Le temps réel, c’est-à-dire vécu dans sa subjectivité, peut être appréhendé par un individu comme un moment plus ou moins long selon l’activité réalisée. Les éléments inscrits dans le temps « se pénètrent, sans contours précis » les uns les autres. Ainsi les faits se déroulant dans le présent vont s’emboîter, fusionner avec les éléments du passé et non pas s’additionner. Cela rappelle ce que disait Saint Augustin à propos d’un temps présenté comme une construction subjective, produit de l’esprit étant lui-même tendu dans deux directions opposées « elle est mémoire par rapport à ce que j’ai dit; elle est attente par rapport à ce que je vais dire ». Bergson désigne la durée comme un changement perpétuel, un passage et non comme une succession d’états différents. Or, pour qu’il y ait une continuité dans le changement il faut bien qu’il y ait un lien. Le philosophe parle de  « mémoire habitude »  permettant de penser tout en effectuant des actions de manière mécanique et de « mémoire pure »  qui conserve l’instantané. Le temps lui-même disposerait d’une mémoire interne qui permet de voir ce mouvement constant propre au temps non comme un renouveau perpétuel mais plutôt comme une poussée. Toute perception dans le présent se conserve dans la durée.

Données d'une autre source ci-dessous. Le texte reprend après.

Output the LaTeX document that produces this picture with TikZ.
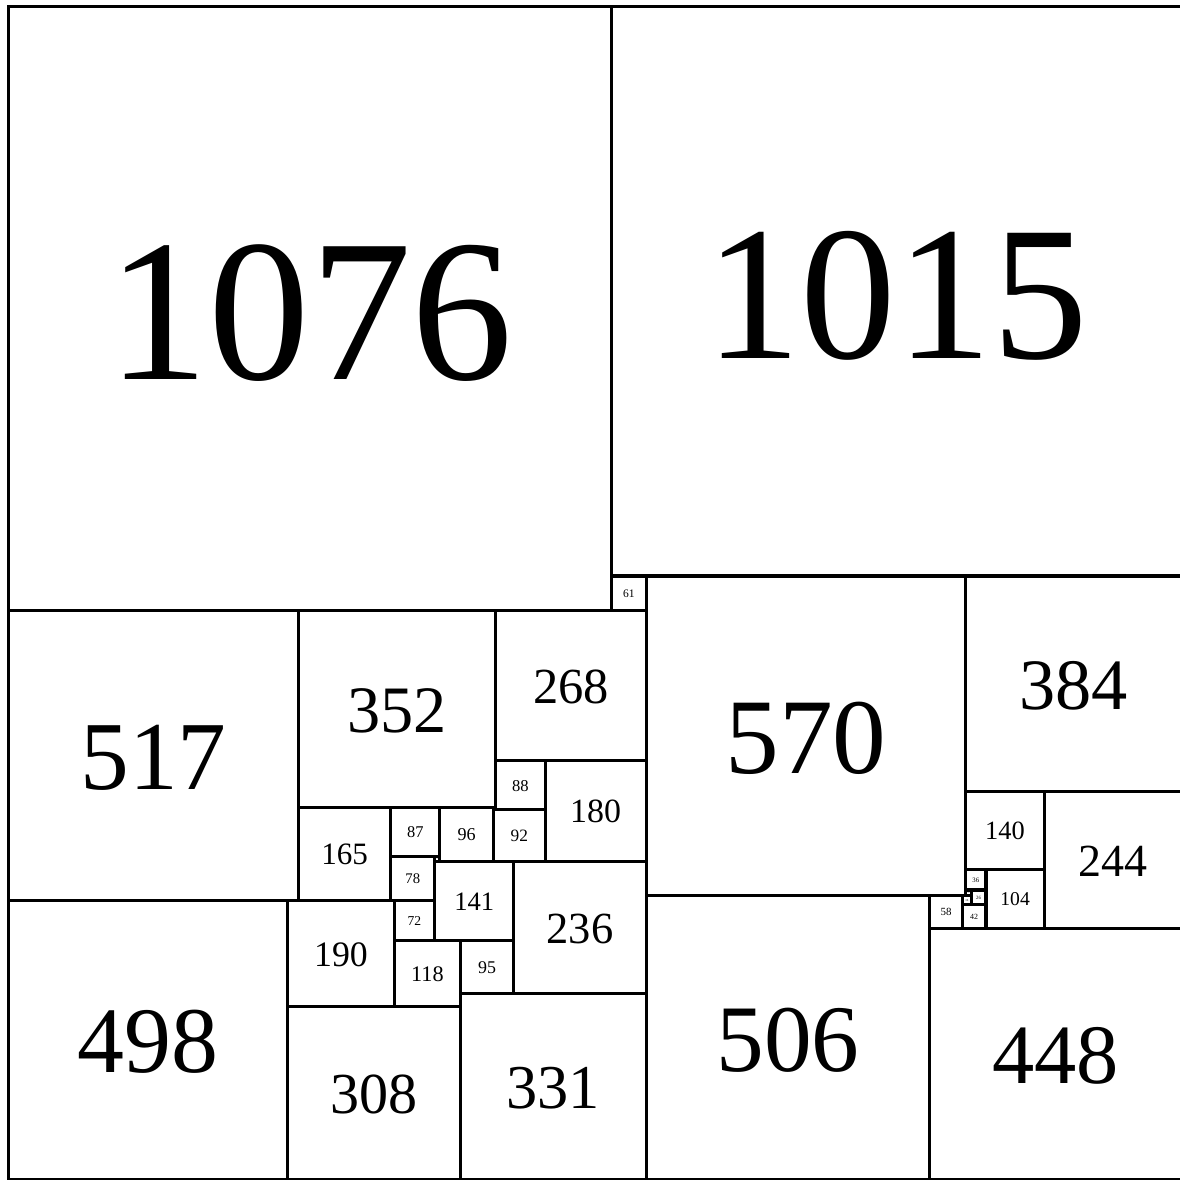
\documentclass[tikz,border=0pt]{standalone}
\usepackage{fontspec}
\setmainfont{Liberation Serif}
\tikzset{
  sqline/.style={draw=black, line width=2.8pt, line join=miter},
  sqlabel/.style={inner sep=0pt, anchor=center}
}
\newcommand\sqbox[4]{% name, x, y, size
  \draw[sqline] (#2,#3) rectangle ++(#4,#4);
  \pgfmathsetmacro\fsz{0.168*#4}
  \node[sqlabel, font=\fontsize{\fsz pt}{\fsz pt}\selectfont] (#1) at ({#2+#4/2},{#3+#4*0.508}) {#4};
}
\begin{document}
\begin{tikzpicture}[x=0.5pt,y=-0.5pt]
\useasboundingbox (-15,-12) rectangle (2089,2092);
\fill[white] (-15,-12) rectangle (2089,2092);
\sqbox{s1076}{0}{0}{1076}
\sqbox{s1015}{1076}{0}{1015}
\sqbox{s61}{1076}{1015}{61}
\sqbox{s517}{0}{1076}{517}
\sqbox{s498}{0}{1593}{498}
\sqbox{s352}{517}{1076}{352}
\sqbox{s268}{869}{1076}{268}
\sqbox{s570}{1137}{1015}{570}
\sqbox{s384}{1707}{1015}{384}
\sqbox{s180}{957}{1344}{180}
\sqbox{s88}{869}{1344}{88}
\sqbox{s92}{865}{1432}{92}
\sqbox{s96}{769}{1428}{96}
\sqbox{s87}{682}{1428}{87}
\sqbox{s165}{517}{1428}{165}
\sqbox{s78}{682}{1515}{78}
\sqbox{s9}{760}{1515}{9}
\sqbox{s141}{760}{1524}{141}
\sqbox{s236}{901}{1524}{236}
\sqbox{s190}{498}{1593}{190}
\sqbox{s72}{688}{1593}{72}
\sqbox{s118}{688}{1665}{118}
\sqbox{s95}{806}{1665}{95}
\sqbox{s331}{806}{1760}{331}
\sqbox{s308}{498}{1783}{308}
\sqbox{s506}{1137}{1585}{506}
\sqbox{s448}{1643}{1643}{448}
\sqbox{s58}{1643}{1585}{58}
\sqbox{s42}{1701}{1601}{42}
\sqbox{s16}{1701}{1585}{16}
\sqbox{s10}{1707}{1575}{10}
\sqbox{s26}{1717}{1575}{26}
\sqbox{s36}{1707}{1539}{36}
\sqbox{s140}{1707}{1399}{140}
\sqbox{s104}{1743}{1539}{104}
\sqbox{s244}{1847}{1399}{244}
\end{tikzpicture}
\end{document}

D’ailleurs le vieillissement des corps organiques semble bien aller dans le sens d’un temps comparable à une poussée, à un gonflement, dus aux perceptions se conservant automatiquement dans l’être. Ainsi le passé se conserve dans le présent, le passé ne passe donc pas, du moins il ne disparaît pas avec le temps : « la durée est le progrès continue du passé qui ronge l’avenir et qui gonfle en avançant. » La métaphore de la boule de neige dévalant une pente illustre relativement bien la définition bergsonienne du temps et permet de clairement mettre en évidence cette spécificité. Tout comme une boule de neige grossit au fur et à mesure qu’elle dévale la pente, le temps se nourrit des éléments du présent au cours de sa progression tout en conservant le passé en lui. Tout comme la boule de neige en haut de la pente, plus petite, se conserve dans la boule de neige plus conséquente qui a dévalé la pente. La boule de neige  mêle ainsi une neige ancienne et récente au même titre que les actions du passé et du présent s’imbriquent les uns dans les autres tendant vers l’avenir.